Village Laguna’s mission statement is “To preserve and enhance the unique village character of Laguna Beach.” Lofty goals, as we all consider Laguna a special place to live or visit, and want to keep it that way. However, I also believe that we have the right to develop our property reasonably . . . but I’ll save that thought for a Thursday evening.
Village Laguna board member John Monahan gave me a script featuring Eucalyptus, a love triangle, and why Laguna doesn’t have a First Street. These anecdotes and more kept my audience intrigued or at least mildly interested. As I recited stories, I enjoyed Laguna’s lovely, natural landscape, particularly on Rim Rock Canyon.
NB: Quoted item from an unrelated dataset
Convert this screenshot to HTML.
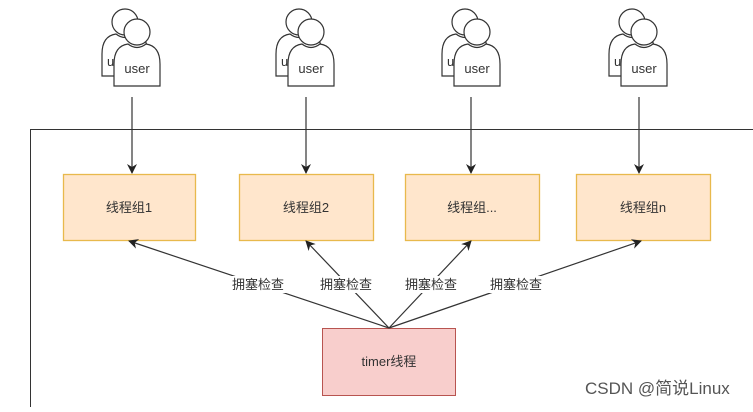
<!DOCTYPE html>
<html><head><meta charset="utf-8"><style>
body{margin:0;background:#fff;}
svg text{font-family:"Liberation Sans","Noto Sans CJK SC",sans-serif;}
</style></head><body>
<svg width="753" height="407" viewBox="0 0 753 407" xmlns="http://www.w3.org/2000/svg">
<defs>
<marker id="a" markerWidth="10" markerHeight="10" refX="9" refY="5" orient="auto" markerUnits="userSpaceOnUse">
<path d="M0,0 L10,5 L0,10 L3,5 z" fill="#222"/></marker>
<g id="p">
<circle cx="0" cy="0" r="13" fill="#fff" stroke="#333" stroke-width="1.2"/>
<path d="M-23,54 L-23,32 Q-23,14 -9,12 Q0,19 9,12 Q23,14 23,32 L23,54 Z" fill="#fff" stroke="#333" stroke-width="1.2"/>
</g>
<g id="u">
<use href="#p" x="-12" y="-10"/>
<text x="-30" y="34" font-size="13" fill="#333">u</text>
<use href="#p" x="0" y="0"/>
<text x="0" y="41" font-size="13" fill="#333" text-anchor="middle">user</text>
</g>
</defs>
<rect x="30.5" y="129.5" width="740" height="300" fill="#fff" stroke="#333" stroke-width="1"/>
<use href="#u" x="137" y="32"/>
<use href="#u" x="311" y="32"/>
<use href="#u" x="477" y="32"/>
<use href="#u" x="644" y="32"/>
<g stroke="#333" stroke-width="1.2" marker-end="url(#a)">
<line x1="132" y1="97" x2="132" y2="173"/>
<line x1="306" y1="97" x2="306" y2="173"/>
<line x1="471" y1="97" x2="471" y2="173"/>
<line x1="639" y1="97" x2="639" y2="173"/>
</g>
<g fill="#ffe6cc" stroke="#e8b94c" stroke-width="1.3">
<rect x="63.5" y="174.5" width="132" height="66"/>
<rect x="239.5" y="174.5" width="134" height="66"/>
<rect x="405.5" y="174.5" width="134" height="66"/>
<rect x="576.5" y="174.5" width="134" height="66"/>
</g>
<g font-size="13" fill="#333" text-anchor="middle">
<text x="129" y="212">线程组1</text>
<text x="306" y="212">线程组2</text>
<text x="472" y="212">线程组...</text>
<text x="643" y="212">线程组n</text>
</g>
<rect x="322.5" y="328.5" width="133" height="67" fill="#f8cecc" stroke="#b85450" stroke-width="1"/>
<text x="389" y="366" font-size="13" fill="#333" text-anchor="middle">timer线程</text>
<g stroke="#333" stroke-width="1.2" marker-end="url(#a)">
<line x1="389" y1="328" x2="129" y2="241"/>
<line x1="389" y1="328" x2="306" y2="241"/>
<line x1="389" y1="328" x2="471" y2="241"/>
<line x1="389" y1="328" x2="641" y2="241"/>
</g>
<g font-size="13" fill="#333" text-anchor="middle">
<rect x="224" y="276" width="68" height="17" fill="#fff"/>
<text x="258" y="289">拥塞检查</text>
<rect x="318" y="276" width="56" height="17" fill="#fff"/>
<text x="346" y="289">拥塞检查</text>
<rect x="403" y="276" width="56" height="17" fill="#fff"/>
<text x="431" y="289">拥塞检查</text>
<rect x="486" y="276" width="60" height="17" fill="#fff"/>
<text x="516" y="289">拥塞检查</text>
</g>
<text x="585" y="394" font-size="17" fill="#555">CSDN @简说Linux</text>
</svg>
</body></html>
Sycamore adorns many gardens throughout the village. Native to our locale, these trees are well tended and graceful. Clearly, their robust growth is attributable to irrigated conditions, as sycamores growing in wild space often appear stunted in comparison.
Tamarisk is just beginning to show its pink blossoms. Its aggressive roots and invasive character displace native vegetation, and it’s being eradicated in many scenic preserves.
The colorful Gold Medallion tree from Brazil is not considered a threat to our chaparral. Its deep yellow flowers will be showy throughout the summer.
Two natives, Blue Elderberry and Chaparral Mallow are blooming profusely. The elderberry has creamy flowers and will form berries, which can be harvested to produce the famous wine. The mallow has arching branches covered with pale pink flowers.
Toyon is abundant on Park Avenue and throughout the coastal sage scrub in Laguna. Small white flowers are just forming, to be followed by red berries that persist through the holidays. This shrub is an important food source for bees and birds.
Five hours later, my duties as a bus guide ended. It was fun renewing acquaintances and making new friends. Perhaps next year, we’ll even visit a home in Diamond Crestview.